__Provided data__.
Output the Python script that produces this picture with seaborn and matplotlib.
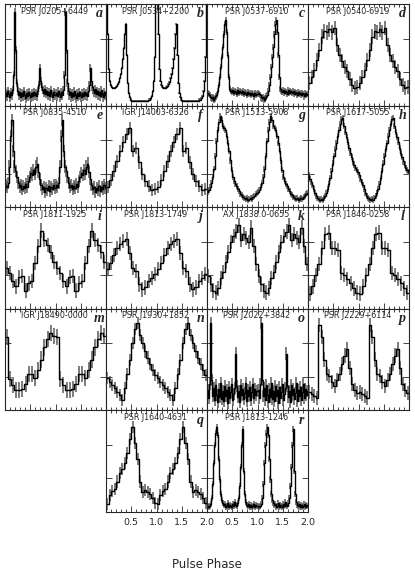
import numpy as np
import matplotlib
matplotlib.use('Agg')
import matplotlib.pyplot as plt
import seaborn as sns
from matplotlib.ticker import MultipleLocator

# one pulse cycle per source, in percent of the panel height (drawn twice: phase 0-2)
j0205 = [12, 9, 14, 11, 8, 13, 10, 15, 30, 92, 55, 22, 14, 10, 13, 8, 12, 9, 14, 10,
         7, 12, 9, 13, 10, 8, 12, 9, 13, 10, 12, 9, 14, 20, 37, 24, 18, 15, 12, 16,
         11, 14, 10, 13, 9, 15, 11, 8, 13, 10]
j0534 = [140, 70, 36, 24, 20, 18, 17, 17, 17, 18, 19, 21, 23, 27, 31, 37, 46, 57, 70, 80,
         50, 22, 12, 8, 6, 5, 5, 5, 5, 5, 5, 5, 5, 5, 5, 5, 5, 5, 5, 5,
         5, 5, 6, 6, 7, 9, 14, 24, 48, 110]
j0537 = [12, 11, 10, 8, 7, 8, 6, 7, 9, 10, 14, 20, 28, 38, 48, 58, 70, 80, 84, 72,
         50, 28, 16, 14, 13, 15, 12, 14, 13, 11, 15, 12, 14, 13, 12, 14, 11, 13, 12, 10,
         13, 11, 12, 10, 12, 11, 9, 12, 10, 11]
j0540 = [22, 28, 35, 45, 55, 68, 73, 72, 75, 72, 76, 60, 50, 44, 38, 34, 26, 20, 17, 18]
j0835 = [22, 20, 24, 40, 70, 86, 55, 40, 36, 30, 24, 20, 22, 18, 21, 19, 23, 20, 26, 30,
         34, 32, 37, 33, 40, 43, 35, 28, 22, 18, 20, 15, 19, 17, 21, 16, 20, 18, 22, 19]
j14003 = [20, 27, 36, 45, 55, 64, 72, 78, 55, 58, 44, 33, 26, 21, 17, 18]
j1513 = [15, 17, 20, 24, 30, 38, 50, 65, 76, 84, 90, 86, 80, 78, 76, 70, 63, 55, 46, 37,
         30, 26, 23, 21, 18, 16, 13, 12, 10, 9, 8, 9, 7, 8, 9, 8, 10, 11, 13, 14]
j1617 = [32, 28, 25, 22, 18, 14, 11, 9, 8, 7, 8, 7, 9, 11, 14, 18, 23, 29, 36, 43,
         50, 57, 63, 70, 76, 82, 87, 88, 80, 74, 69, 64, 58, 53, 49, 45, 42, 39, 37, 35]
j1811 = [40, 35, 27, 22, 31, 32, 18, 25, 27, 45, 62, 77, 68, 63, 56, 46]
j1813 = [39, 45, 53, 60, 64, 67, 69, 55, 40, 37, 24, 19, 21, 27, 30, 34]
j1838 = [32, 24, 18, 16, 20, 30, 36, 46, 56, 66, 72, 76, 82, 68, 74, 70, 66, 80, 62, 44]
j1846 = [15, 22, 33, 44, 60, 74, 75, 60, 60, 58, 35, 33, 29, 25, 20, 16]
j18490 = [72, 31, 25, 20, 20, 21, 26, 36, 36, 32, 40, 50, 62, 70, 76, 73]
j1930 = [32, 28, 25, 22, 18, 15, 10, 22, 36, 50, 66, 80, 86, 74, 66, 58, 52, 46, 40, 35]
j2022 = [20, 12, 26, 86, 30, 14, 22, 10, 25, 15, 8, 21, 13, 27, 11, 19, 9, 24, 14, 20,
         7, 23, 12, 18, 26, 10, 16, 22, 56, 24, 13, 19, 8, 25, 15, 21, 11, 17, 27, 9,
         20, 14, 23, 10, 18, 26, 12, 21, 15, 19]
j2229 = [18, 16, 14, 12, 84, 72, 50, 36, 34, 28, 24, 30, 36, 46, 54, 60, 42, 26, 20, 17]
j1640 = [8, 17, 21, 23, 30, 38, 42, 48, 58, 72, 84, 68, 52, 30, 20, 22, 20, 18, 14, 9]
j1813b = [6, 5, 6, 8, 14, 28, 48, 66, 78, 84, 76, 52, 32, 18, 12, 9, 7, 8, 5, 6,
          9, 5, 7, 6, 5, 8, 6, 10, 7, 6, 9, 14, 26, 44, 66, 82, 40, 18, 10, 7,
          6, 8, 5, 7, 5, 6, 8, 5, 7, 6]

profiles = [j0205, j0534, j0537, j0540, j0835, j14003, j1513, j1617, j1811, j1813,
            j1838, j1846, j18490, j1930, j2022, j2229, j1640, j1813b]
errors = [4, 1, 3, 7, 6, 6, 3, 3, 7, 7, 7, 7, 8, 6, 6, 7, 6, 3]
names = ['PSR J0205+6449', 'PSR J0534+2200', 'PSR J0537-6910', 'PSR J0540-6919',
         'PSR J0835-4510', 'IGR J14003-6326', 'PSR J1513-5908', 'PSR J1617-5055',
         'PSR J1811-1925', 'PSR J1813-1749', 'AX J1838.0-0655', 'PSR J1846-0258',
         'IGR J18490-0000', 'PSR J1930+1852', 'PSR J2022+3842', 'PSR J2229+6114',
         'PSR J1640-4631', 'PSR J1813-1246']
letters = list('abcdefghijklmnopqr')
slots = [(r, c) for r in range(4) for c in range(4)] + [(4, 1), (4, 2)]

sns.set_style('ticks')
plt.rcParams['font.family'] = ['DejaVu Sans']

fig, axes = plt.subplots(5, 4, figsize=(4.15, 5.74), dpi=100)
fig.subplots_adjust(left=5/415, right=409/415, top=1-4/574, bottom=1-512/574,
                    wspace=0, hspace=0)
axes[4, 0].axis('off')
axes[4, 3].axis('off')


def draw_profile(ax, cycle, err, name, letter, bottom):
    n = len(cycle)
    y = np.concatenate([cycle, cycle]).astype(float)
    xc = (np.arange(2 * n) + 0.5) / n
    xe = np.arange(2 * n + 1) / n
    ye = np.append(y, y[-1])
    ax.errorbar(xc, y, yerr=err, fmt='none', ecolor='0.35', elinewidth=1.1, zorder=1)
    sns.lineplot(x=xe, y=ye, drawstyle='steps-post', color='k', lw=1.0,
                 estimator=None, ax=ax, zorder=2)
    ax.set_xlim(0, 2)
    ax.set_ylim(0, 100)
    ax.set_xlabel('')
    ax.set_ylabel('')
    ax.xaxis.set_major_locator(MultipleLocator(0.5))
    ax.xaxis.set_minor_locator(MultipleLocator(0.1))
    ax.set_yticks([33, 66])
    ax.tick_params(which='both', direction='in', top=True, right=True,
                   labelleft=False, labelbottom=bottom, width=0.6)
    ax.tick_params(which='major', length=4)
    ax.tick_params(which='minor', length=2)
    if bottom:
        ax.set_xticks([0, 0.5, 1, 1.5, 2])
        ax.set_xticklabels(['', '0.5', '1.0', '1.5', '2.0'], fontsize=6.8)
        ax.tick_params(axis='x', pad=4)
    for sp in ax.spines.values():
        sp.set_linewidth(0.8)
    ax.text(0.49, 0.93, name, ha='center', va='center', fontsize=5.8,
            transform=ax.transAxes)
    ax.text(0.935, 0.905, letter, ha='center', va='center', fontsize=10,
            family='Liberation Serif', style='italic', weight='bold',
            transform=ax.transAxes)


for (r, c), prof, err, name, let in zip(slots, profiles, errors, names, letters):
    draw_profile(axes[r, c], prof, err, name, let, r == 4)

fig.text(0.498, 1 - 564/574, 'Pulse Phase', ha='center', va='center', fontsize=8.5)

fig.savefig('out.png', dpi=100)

__Exercise description__.
Emit the lines of the material exactly, from its first line to the line containing "from matplotlib.ticker import MultipleLocator", inclusive; leave every picture out.

__Answer below__.
Output the Python script that produces this picture with seaborn and matplotlib.
import numpy as np
import matplotlib
matplotlib.use('Agg')
import matplotlib.pyplot as plt
import seaborn as sns
from matplotlib.ticker import MultipleLocator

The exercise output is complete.